2. Acoustic sensor as claimed in claim 1, characterised in that the diaphragm (2) has a thickness between the opposing surfaces (2a, 2b) which decreases at an increasing distance from the electroacoustic transducer (3).

3. Acoustic sensor as claimed in one of the preceding claims, characterised in that in a region on which the electroacoustic transducer (3) is disposed, the diaphragm (2) has a different thickness than in the regions adjoining the electroacoustic transducer (3) .

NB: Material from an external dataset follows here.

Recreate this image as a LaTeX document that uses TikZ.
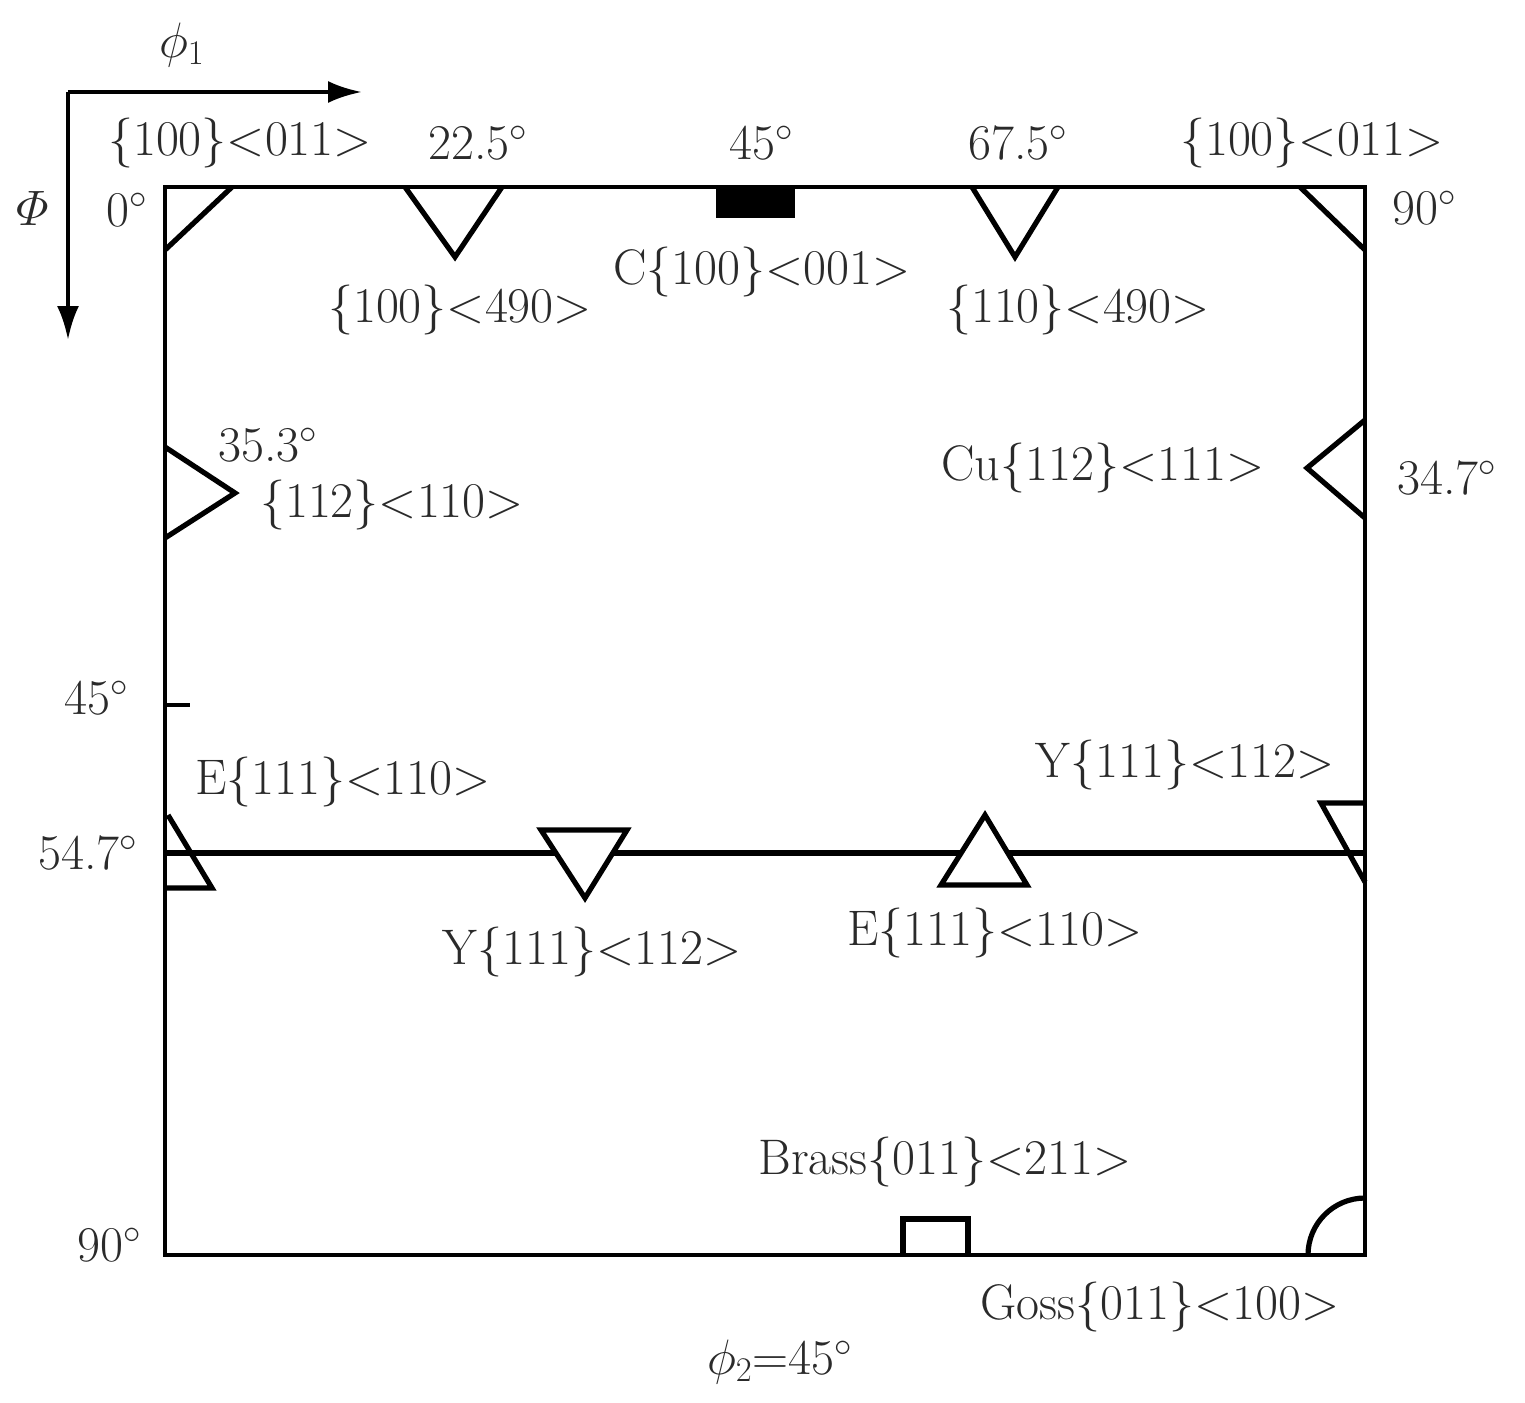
\documentclass[tikz,border=0pt]{standalone}
\usepackage{amsmath}
\usetikzlibrary{arrows.meta}
\definecolor{txt}{HTML}{2A2A2A}
\begin{document}
\begin{tikzpicture}[x=0.5pt,y=-0.5pt,
  lbl/.style={font=\fontsize{25}{30}\selectfont, text=txt, inner sep=0pt},
  frame/.style={line width=2pt, black},
  mk/.style={line width=2.6pt, black, line join=miter},
  ax/.style={line width=2.2pt, black, -{Latex[length=17pt,width=11pt]}}]
\useasboundingbox (0,0) rectangle (1525,1402);
% axes
\coordinate (o) at (68,92);
\coordinate (xe) at (362,92);
\coordinate (ye) at (68,340);
\draw[ax] (o) -- (xe);
\draw[ax] (o) -- (ye);
\node[lbl] (phi1) at (182,45) {$\phi_1$};
\node[lbl] (Phi) at (33,208) {$\varPhi$};
% frame
\coordinate (tl) at (165,187);
\coordinate (br) at (1365,1255);
\draw[frame] (tl) rectangle (br);
% markers
\draw[mk] (165,250) -- (232,187);
\draw[mk] (405,187) -- (455,257) -- (502,187);
\fill[black] (716,187) rectangle (795,218);
\draw[mk] (972,187) -- (1015,257) -- (1058,187);
\draw[mk] (1300,187) -- (1365,250);
\draw[mk] (165,447) -- (235,493) -- (165,538);
\draw[mk] (1365,420) -- (1307,468) -- (1365,518);
\draw[frame] (165,705) -- (190,705);
% 54.7 line
\coordinate (hl) at (165,853);
\coordinate (hr) at (1365,853);
\draw[mk] (hl) -- (hr);
\draw[mk] (168,815) -- (212,888) -- (165,888);
\draw[mk, fill=white] (541,830) -- (627,830) -- (585,898) -- cycle;
\draw[mk, fill=white] (941,885) -- (1027,885) -- (985,815) -- cycle;
\draw[mk] (1365,803) -- (1321,803) -- (1365,882);
% bottom
\draw[mk] (903,1255) -- (903,1219) -- (968,1219) -- (968,1255);
\draw[mk] (1308,1255) arc[start angle=180, end angle=270, radius=57];
% labels
\node[lbl] (l1) at (240,143) {\{100\}<011>};
\node[lbl] (l2) at (478,143) {22.5$^{\circ}$};
\node[lbl] (l3) at (762,143) {45$^{\circ}$};
\node[lbl] (l4) at (1018,143) {67.5$^{\circ}$};
\node[lbl] (l5) at (1312,143) {\{100\}<011>};
\node[lbl] (l6) at (127,210) {0$^{\circ}$};
\node[lbl] (l7) at (1425,208) {90$^{\circ}$};
\node[lbl] (l8) at (460,310) {\{100\}<490>};
\node[lbl] (l9) at (762,272) {C\{100\}<001>};
\node[lbl] (l10) at (1078,310) {\{110\}<490>};
\node[lbl] (l11) at (268,445) {35.3$^{\circ}$};
\node[lbl] (l12) at (392,505) {\{112\}<110>};
\node[lbl] (l13) at (1103,468) {Cu\{112\}<111>};
\node[lbl] (l14) at (1447,478) {34.7$^{\circ}$};
\node[lbl] (l15) at (97,698) {45$^{\circ}$};
\node[lbl] (l16) at (343,782) {E\{111\}<110>};
\node[lbl] (l17) at (88,853) {54.7$^{\circ}$};
\node[lbl] (l18) at (1185,765) {Y\{111\}<112>};
\node[lbl] (l19) at (592,952) {Y\{111\}<112>};
\node[lbl] (l20) at (995,933) {E\{111\}<110>};
\node[lbl] (l21) at (945,1162) {Brass\{011\}<211>};
\node[lbl] (l22) at (110,1245) {90$^{\circ}$};
\node[lbl] (l23) at (1160,1307) {Goss\{011\}<100>};
\node[lbl] (l24) at (780,1362) {$\phi_2$=45$^{\circ}$};
\end{tikzpicture}
\end{document}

4. Acoustic sensor as claimed in one of the preceding claims, characterised in that in the region on which the centre of gravity (SP2) of the electroacoustic transducer (3) is disposed, the diaphragm (2) is thinner than in a region on which a peripheral region of the electroacoustic transducer (3) is disposed.

5. Acoustic sensor as claimed in claim 4, characterised in that in its peripheral region the electroacoustic transducer (3) lies on the diaphragm (2) and in the region around the centre of gravity (SP2) of the electroacoustic transducer (3), is disposed at a distance from the diaphragm (2).

6. Acoustic sensor as claimed in one of the preceding claims, characterised in that the centre of gravity (SP1) of surface (2a) of the diaphragm (2) is a centre of the area of the diaphragm.

7. Acoustic sensor as claimed in one of the preceding claims, characterised in that the centre of gravity (SP1) of surface (2a) of the diaphragm (2) is a centre of mass of the diaphragm (2).

8. Acoustic sensor as claimed in one of the preceding claims, characterised in that the centre of gravity (SPl) of surface (2a) of the diaphragm (2) lies outside an area in which a surface of the electroacoustic transducer (3) lies on the diaphragm (2).

9. Acoustic sensor as claimed in one of the preceding claims, characterised in that surface (2a) of the diaphragm (2) is asymmetrical relative to an axis of symmetry and/or a point of symmetry.

10. Acoustic sensor as claimed in one of the preceding claims, characterised in that a surface of the electroacoustic transducer (3) which lies on the diaphragm (2) is asymmetrical relative to an axis of symmetry and/or a point of symmetry.